I hope they change the language to make it clear 5 years only applies to the chats they're allowed to train models on.
Disclaimer: not a Claude user (not even a prospective one)
It’s the reverse. This was opt-in and is now opt-out. Opt means choose so when “the default is opt-in” it means the option is “no” by default and you have the option to make it “yes”.
This is what the comment I was replying to said. I took that to mean "you have to opt out (ie you're opted in by default)".
they gave me a popup to agree to the ToS change, but I can ignore it for a month and still use the product. In the popup, they clearly explained the opt-out switch, which is available in the popup itself as well as in the settings.
Feels like the complaint is precisely that people don’t want them to make this change.
> this is exactly how I'd want them to do it.
Sees naive to believe it will always be done like this, especially for new users.
It annoys me greatly, that I have no tick box on Google to tell them "go and adapt models I use on my Gmail, Photos, Maps etc." I don't want Google to ever be mistaken where I live - I have told them 100 times already.
This idea that "no one wants to share their data" is just assumed, and permeates everything. Like soft-ball interviews that a popular science communicator did with DeepMind folks working in medicine: every question was prefixed by litany of caveats that were all about 1) assumed aversion of people to sharing their data 2) horrors and disasters that are to befall us should we share the data.
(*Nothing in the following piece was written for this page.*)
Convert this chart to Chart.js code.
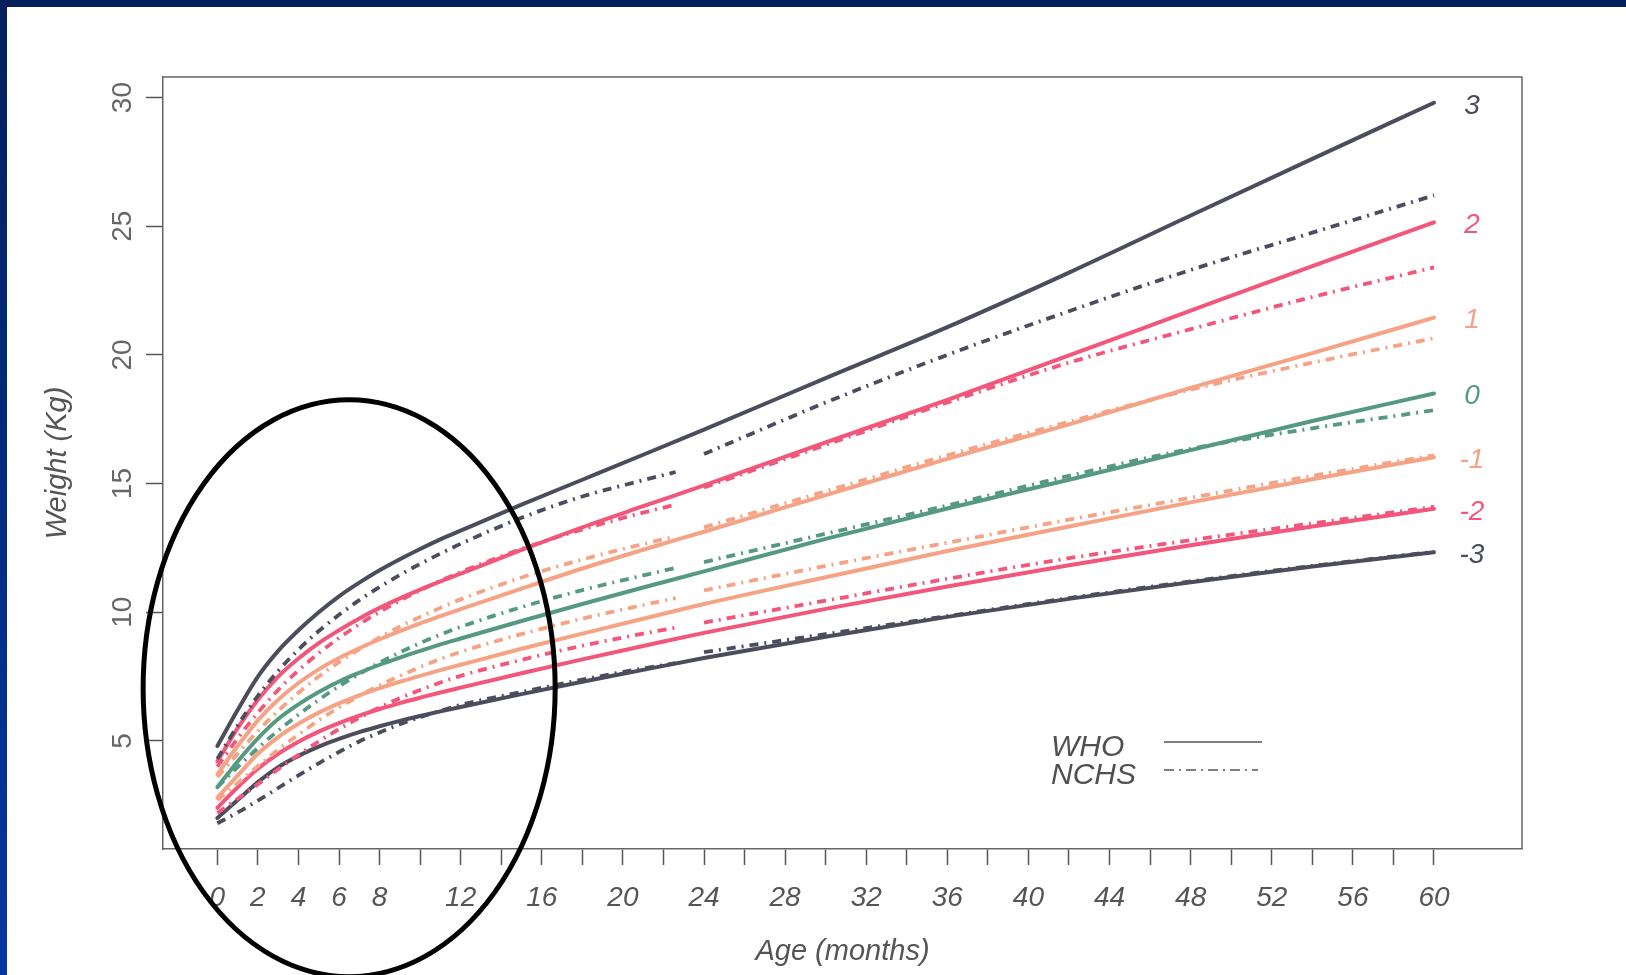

I have not suffered any horrors. I'm not aware of any major disasters. I'm aware of major advances in medicine in my lifetime. Ultimately the process does involve controlled data collection and experimentation. Looks a good deal to me tbh. I go out of my way to tick all the NHS boxes too, to "use my data as you see fit". It's an uphill struggle. The defaults are always "deny everything". Tick boxes never go away, there is no master checkbox "use any and all of my data and never ask me again" to tick.
As we’ve seen LLMs be able to fully regenerate text from their sources (or at least close enough), aren’t you the least bit worried about your personal correspondence magically appearing in the wild?
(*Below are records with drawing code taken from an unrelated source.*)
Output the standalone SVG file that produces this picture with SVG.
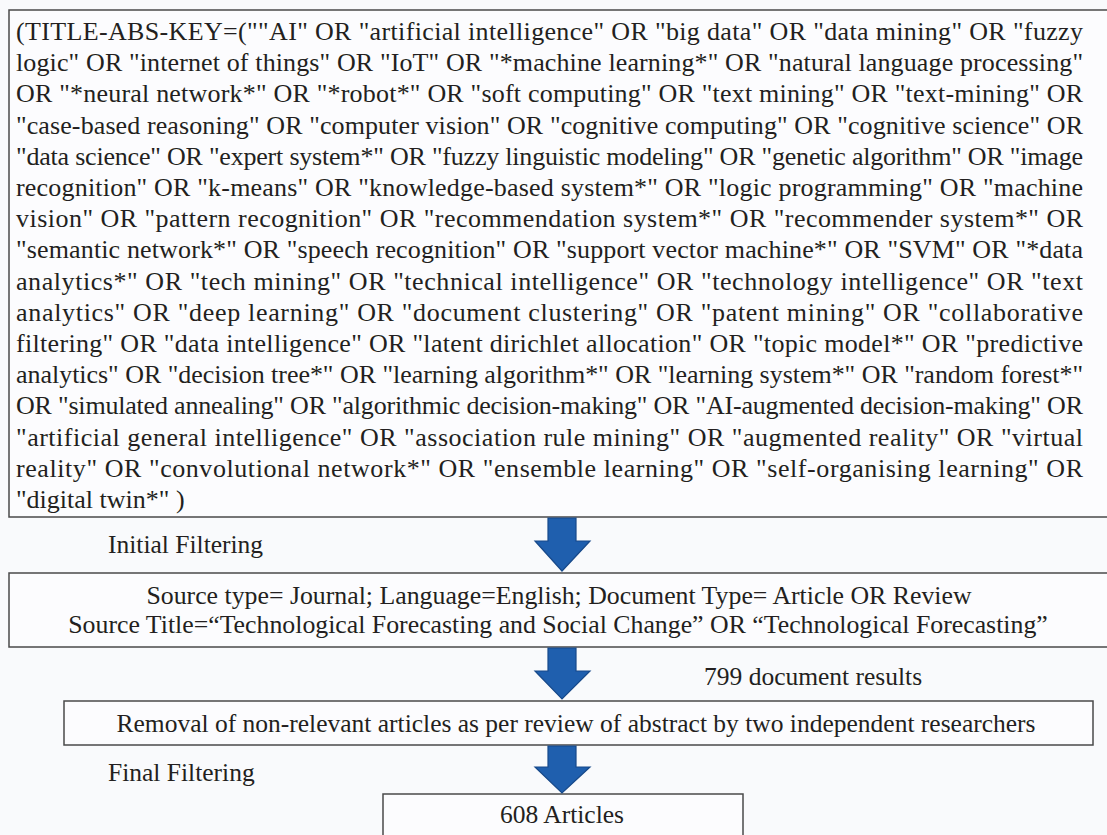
<svg xmlns="http://www.w3.org/2000/svg" width="1107" height="835" viewBox="0 0 1107 835">
<style>
.box{fill:#fcfcfe;stroke:#4a4a4a;stroke-width:1.5}
.t{font-family:"Liberation Serif","Times New Roman",serif;font-size:26px;fill:#231f20}
.s{font-family:"Liberation Serif","Times New Roman",serif;font-size:25.5px;fill:#231f20}
.src{font-family:"Liberation Serif","Times New Roman",serif;font-size:25.8px;fill:#231f20}
.arr{fill:#1f5fae;stroke:#17498a;stroke-width:1.2}
</style>
<rect x="0" y="0" width="1107" height="835" fill="#f9fafc"/>
<g id="query">
<rect class="box" x="9" y="10" width="1110" height="507"/>
<text class="t" x="16" y="40" textLength="1067" lengthAdjust="spacing">(TITLE-ABS-KEY=(""AI" OR "artificial intelligence" OR "big data" OR "data mining" OR "fuzzy</text>
<text class="t" x="16" y="71.2" textLength="1067" lengthAdjust="spacing">logic" OR "internet of things" OR "IoT" OR "*machine learning*" OR "natural language processing"</text>
<text class="t" x="16" y="102.4" textLength="1067" lengthAdjust="spacing">OR "*neural network*" OR "*robot*" OR "soft computing" OR "text mining" OR "text-mining" OR</text>
<text class="t" x="16" y="133.6" textLength="1067" lengthAdjust="spacing">"case-based reasoning" OR "computer vision" OR "cognitive computing" OR "cognitive science" OR</text>
<text class="t" x="16" y="164.8" textLength="1067" lengthAdjust="spacing">"data science" OR "expert system*" OR "fuzzy linguistic modeling" OR "genetic algorithm" OR  "image</text>
<text class="t" x="16" y="196" textLength="1067" lengthAdjust="spacing">recognition" OR "k-means" OR "knowledge-based system*" OR "logic programming" OR "machine</text>
<text class="t" x="16" y="227.2" textLength="1067" lengthAdjust="spacing">vision" OR "pattern recognition" OR "recommendation system*" OR "recommender system*" OR</text>
<text class="t" x="16" y="258.4" textLength="1067" lengthAdjust="spacing">"semantic network*" OR "speech recognition" OR "support vector machine*" OR "SVM" OR "*data</text>
<text class="t" x="16" y="289.6" textLength="1067" lengthAdjust="spacing">analytics*" OR "tech mining" OR "technical intelligence" OR  "technology intelligence" OR "text</text>
<text class="t" x="16" y="320.8" textLength="1067" lengthAdjust="spacing">analytics" OR "deep learning" OR "document clustering" OR "patent mining" OR "collaborative</text>
<text class="t" x="16" y="352" textLength="1067" lengthAdjust="spacing">filtering" OR "data intelligence" OR "latent dirichlet allocation" OR "topic model*" OR "predictive</text>
<text class="t" x="16" y="383.2" textLength="1067" lengthAdjust="spacing">analytics" OR "decision tree*" OR "learning algorithm*" OR "learning system*" OR "random forest*"</text>
<text class="t" x="16" y="414.4" textLength="1067" lengthAdjust="spacing">OR "simulated annealing" OR "algorithmic decision-making" OR "AI-augmented decision-making" OR</text>
<text class="t" x="16" y="445.6" textLength="1067" lengthAdjust="spacing">"artificial general intelligence" OR "association rule mining" OR "augmented reality" OR "virtual</text>
<text class="t" x="16" y="476.8" textLength="1067" lengthAdjust="spacing">reality" OR "convolutional network*" OR "ensemble learning" OR "self-organising learning" OR</text>
<text class="t" x="16" y="508">"digital twin*" )</text>
</g>
<g id="source">
<rect class="box" x="9" y="573" width="1110" height="74"/>
<text class="src" x="559" y="604" text-anchor="middle">Source type= Journal; Language=English; Document Type= Article OR Review</text>
<text class="src" x="558" y="633" text-anchor="middle">Source Title=“Technological Forecasting and Social Change” OR “Technological Forecasting”</text>
</g>
<g id="removal">
<rect class="box" x="64" y="701" width="1029" height="44"/>
<text class="s" x="576" y="732" text-anchor="middle">Removal of non-relevant articles as per review of abstract by two independent researchers</text>
</g>
<g id="articles">
<rect class="box" x="383" y="794" width="360" height="60"/>
<text class="s" x="562" y="823" text-anchor="middle">608 Articles</text>
</g>
<g id="labels">
<text class="s" x="108" y="553">Initial Filtering</text>
<text class="s" x="704" y="685">799 document results</text>
<text class="s" x="108" y="781">Final Filtering</text>
</g>
<g id="connectors">
<polygon class="arr" points="548,518 576,518 576,541 590,541 562,571 535,541 548,541"/>
<polygon class="arr" points="548,648 576,648 576,671 590,671 562,699 535,671 548,671"/>
<polygon class="arr" points="548,746 576,746 576,767 590,767 562,793 535,767 548,767"/>
</g>
</svg>
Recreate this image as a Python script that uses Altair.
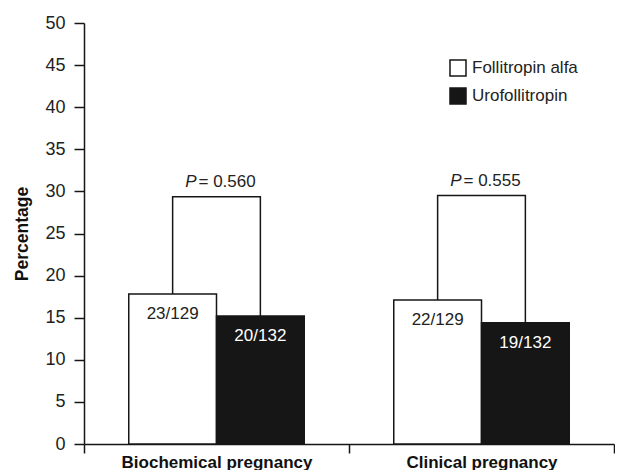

> The defaults are always "deny everything".
This is definitely not true for a massive amount of things, I'm unsure how you're even arriving at this conclusion.
Within the UK NHS and UK private hospital care, these are my personal experiences.
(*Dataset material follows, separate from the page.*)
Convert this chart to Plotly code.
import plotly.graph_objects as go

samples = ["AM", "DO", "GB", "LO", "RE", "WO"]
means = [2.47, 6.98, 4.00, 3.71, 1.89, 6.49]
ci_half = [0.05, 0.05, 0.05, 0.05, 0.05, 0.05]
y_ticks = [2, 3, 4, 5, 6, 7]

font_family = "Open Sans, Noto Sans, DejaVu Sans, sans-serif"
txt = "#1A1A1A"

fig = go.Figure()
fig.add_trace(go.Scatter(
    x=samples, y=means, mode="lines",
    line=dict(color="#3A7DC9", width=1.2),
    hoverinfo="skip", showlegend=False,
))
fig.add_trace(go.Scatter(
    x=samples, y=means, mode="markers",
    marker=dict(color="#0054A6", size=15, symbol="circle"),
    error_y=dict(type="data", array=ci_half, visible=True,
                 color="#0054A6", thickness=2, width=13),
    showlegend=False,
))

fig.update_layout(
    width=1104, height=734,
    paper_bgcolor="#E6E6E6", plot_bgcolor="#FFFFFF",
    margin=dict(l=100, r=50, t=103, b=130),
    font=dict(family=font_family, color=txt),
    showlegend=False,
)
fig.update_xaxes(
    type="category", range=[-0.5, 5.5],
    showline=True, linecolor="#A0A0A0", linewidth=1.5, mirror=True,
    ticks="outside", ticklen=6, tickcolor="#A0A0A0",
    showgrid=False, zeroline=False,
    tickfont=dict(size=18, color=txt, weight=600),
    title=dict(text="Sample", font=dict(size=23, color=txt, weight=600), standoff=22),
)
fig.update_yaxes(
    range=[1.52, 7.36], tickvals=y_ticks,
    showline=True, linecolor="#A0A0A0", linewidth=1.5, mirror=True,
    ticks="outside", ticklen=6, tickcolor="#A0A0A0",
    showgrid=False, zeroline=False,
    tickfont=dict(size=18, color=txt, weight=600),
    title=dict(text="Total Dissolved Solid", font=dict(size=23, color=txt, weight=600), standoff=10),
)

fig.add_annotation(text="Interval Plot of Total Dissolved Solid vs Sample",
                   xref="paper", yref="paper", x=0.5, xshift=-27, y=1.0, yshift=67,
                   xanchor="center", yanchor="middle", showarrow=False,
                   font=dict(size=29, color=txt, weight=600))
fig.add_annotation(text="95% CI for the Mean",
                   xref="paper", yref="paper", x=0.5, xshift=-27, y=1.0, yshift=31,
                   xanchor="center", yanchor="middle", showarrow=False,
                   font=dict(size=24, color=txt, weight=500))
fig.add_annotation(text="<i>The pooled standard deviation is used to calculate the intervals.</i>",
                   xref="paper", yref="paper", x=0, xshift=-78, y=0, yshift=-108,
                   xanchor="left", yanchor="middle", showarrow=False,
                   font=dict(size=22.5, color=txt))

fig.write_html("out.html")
1) Can't email my GP to pass information back-and-forth. GP withholds their email contact, I can't email them e.g. pictures of scans, or lab work reports. In theory they should have those already on their side. In practice they rarely do. The exchange of information goes sms->web link->web form->submit - for one single turn. There will be multiple turns. Most people just give up.
2) MRI scan private hospital made me jump 10 hops before sending me link, so I can download my MRI scans videos and pictures. Most people would have given up. There were several forks in the process where in retrospect could have delayed data DL even more.
3) Blood tests scheduling can't tell me back that scheduled blood test for a date failed. Apparently it's between too much to impossible for them to have my email address on record, and email me back that the test was scheduled, or the scheduling failed. And that I should re-run the process.
4) I would like to volunteer my data to benefit R&D in the NHS. I'm a user of medicinal services. I'm cognisant that all those are helping, but the process of establishing them relied on people unknown to me sharing very sensitive personal information. If it wasn't for those unknown to me people, I would be way worse off. I'd like to do the same, and be able to tell UK NHS "here are, my lab works reports, 100 GB of my DNA paid for by myself, my medical histories - take them all in, use them as you please."
In all cases vague mutterings of "data protection... GDPR..." have been relayed back as "reasons". I take it's mostly B/S. Yes there are obstacles, but the staff could work around if they wanted to. However there is a kernel of truth - it's easier for them to not try to share, it's less work and less risk, so the laws are used as a cover leaf. (in the worst case - an alibi for laziness.)
I am sure they will have a coorporate carve out, otherwise it makes them unusuable for some large corps.